I can understand how many have celebrated "Basterds" because I was probably no different years back when "Pulp Fiction" was released. Time changes your perspective on certain movies. For me, "Pulp" was one of those movies for me. I am sure most of you have seen a movie at different times in your life and wondered why the movie seemed so different. Back in 1994, "Pulp Fiction" changed cinema in my mind, but, over time, it became clear the hype was deceptive. Every viewing of that film displayed more cracks in its structure. That combined with my interests and what I wanted to get out of a movie changing, as I grew older. I would admit that during my days in film school that "Inglourious Basterds" might have blew my mind, but, now it plays like a relic, its sampling dating it almost immediately while making me wonder aloud if Tarantino is not much more than a skilled one man tribute band.
I do believe that, as the first decade of this century has produced a mostly uninspired output from our current crop of filmmakers, we need to demand a more progressive movement in our cinema. What bothers me about Tarantino's style of cinema sampling is that it reeks of cheap nostalgia and promotes the notion that passion for cinema is measured by how much you celebrate it rather than how much you demand from it and challenge it. I would hope that the up and coming filmmakers in the next decade are those willing to put themselves out there and take risks by going to areas past directors never explored.
Cinema sampling is too easy. Taking someone else's melody and dropping new words on top of it is not quite the same as sweating over every note after starting with a complete blank page.
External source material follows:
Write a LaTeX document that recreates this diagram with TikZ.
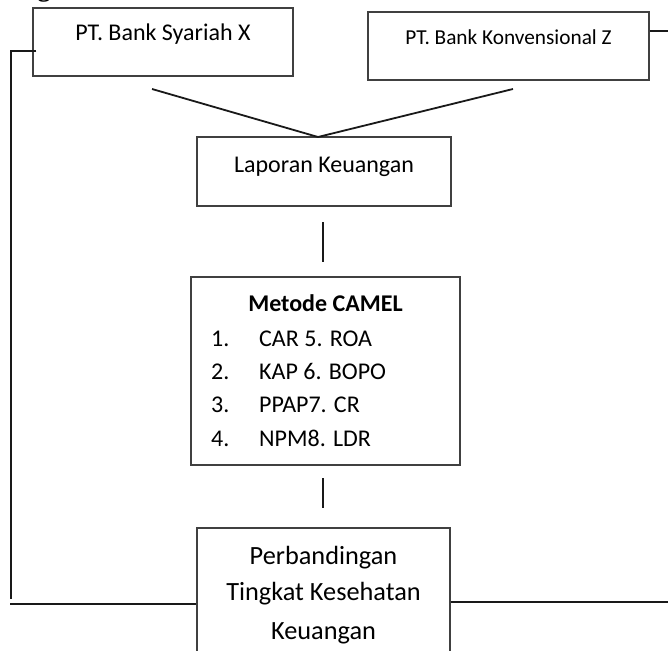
\documentclass[tikz,border=0pt]{standalone}
\usepackage{fontspec}
\setmainfont{Carlito}
\newfontfamily\headfont{Liberation Serif}
\begin{document}
\begin{tikzpicture}[x=1pt,y=-1pt,
  box/.style={draw=black!75, line width=1.2pt, rectangle, inner sep=0pt},
  txt/.style={inner sep=0pt, anchor=base, font=\fontsize{24}{28}\selectfont},
  big/.style={txt, font=\fontsize{26.3}{30}\selectfont},
  conn/.style={draw=black!90, line width=1.8pt}]
\useasboundingbox (0,0) rectangle (668,650);
\clip (0,0) rectangle (668,650);
\fill[white] (0,0) rectangle (668,650);
% cropped heading fragment
\node[inner sep=0pt, anchor=base, font=\headfont\bfseries\fontsize{26}{30}\selectfont] (hd) at (44,-3) {g};
% boxes
\node[box, minimum width=260pt, minimum height=68pt] (A) at (163,42) {};
\node[txt] (At) at (163,41) {PT. Bank Syariah X};
\node[box, minimum width=281pt, minimum height=68pt] (B) at (508.5,46) {};
\node[txt, font=\fontsize{21.3}{25}\selectfont] (Bt) at (508.5,45) {PT. Bank Konvensional Z};
\node[box, minimum width=254pt, minimum height=69pt] (C) at (324,171.5) {};
\node[txt] (Ct) at (324,172) {Laporan Keuangan};
\node[box, minimum width=269pt, minimum height=188pt] (D) at (325.5,371) {};
\node[txt, font=\bfseries\fontsize{24}{28}\selectfont] (Dt) at (325.5,311) {Metode CAMEL};
\foreach \n/\t/\y in {1/CAR 5. ROA/346, 2/KAP 6. BOPO/379, 3/PPAP7. CR/412, 4/NPM8. LDR/446}{
  \node[txt, anchor=base west] (num\n) at (211,\y) {\n.};
  \node[txt, anchor=base west] (it\n) at (259,\y) {\t};
}
\node[box, minimum width=253pt, minimum height=142pt] (E) at (323.5,599) {};
\node[big] (E1) at (323.5,564.5) {Perbandingan};
\node[big] (E2) at (323.5,600.5) {Tingkat Kesehatan};
\node[big] (E3) at (323.5,639.5) {Keuangan};
% connector coordinates
\coordinate (v1) at (152,89);
\coordinate (v2) at (513,89);
\coordinate (vm) at (318,137);
\coordinate (s1a) at (323,222);
\coordinate (s1b) at (323,262);
\coordinate (s2a) at (323,478);
\coordinate (s2b) at (323,508);
\coordinate (la) at (11,51);
\coordinate (lb) at (11,599);
\coordinate (lc) at (10,604);
\coordinate (ra) at (668,31);
\coordinate (rb) at (668,602);
% connectors
\draw[conn] (v1) -- (vm) -- (v2);
\draw[conn] (s1a) -- (s1b);
\draw[conn] (s2a) -- (s2b);
\draw[conn] (A.west |- la) ++(4,0) -- (la) -- (lb);
\draw[conn] (lc) -- (E.west |- lc);
\draw[conn] (B.east |- ra) -- (ra);
\draw[conn] (E.east |- rb) -- (rb);
\end{tikzpicture}
\end{document}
If we are going to level the accusation that Zack Snyder's cinematic output consists of tracing over someone else's work, then why do we excuse Tarantino simply because he dresses it up in a more artier fashion and has better taste in his cinematic influences? When a movie like "Inglourious Basterds" has been hailed as being original and audacious, as well as referred to as turning point in our cinema landscape, I have to admit that it bothers me that some out there believe that the future of cinema will be found through recycling our past.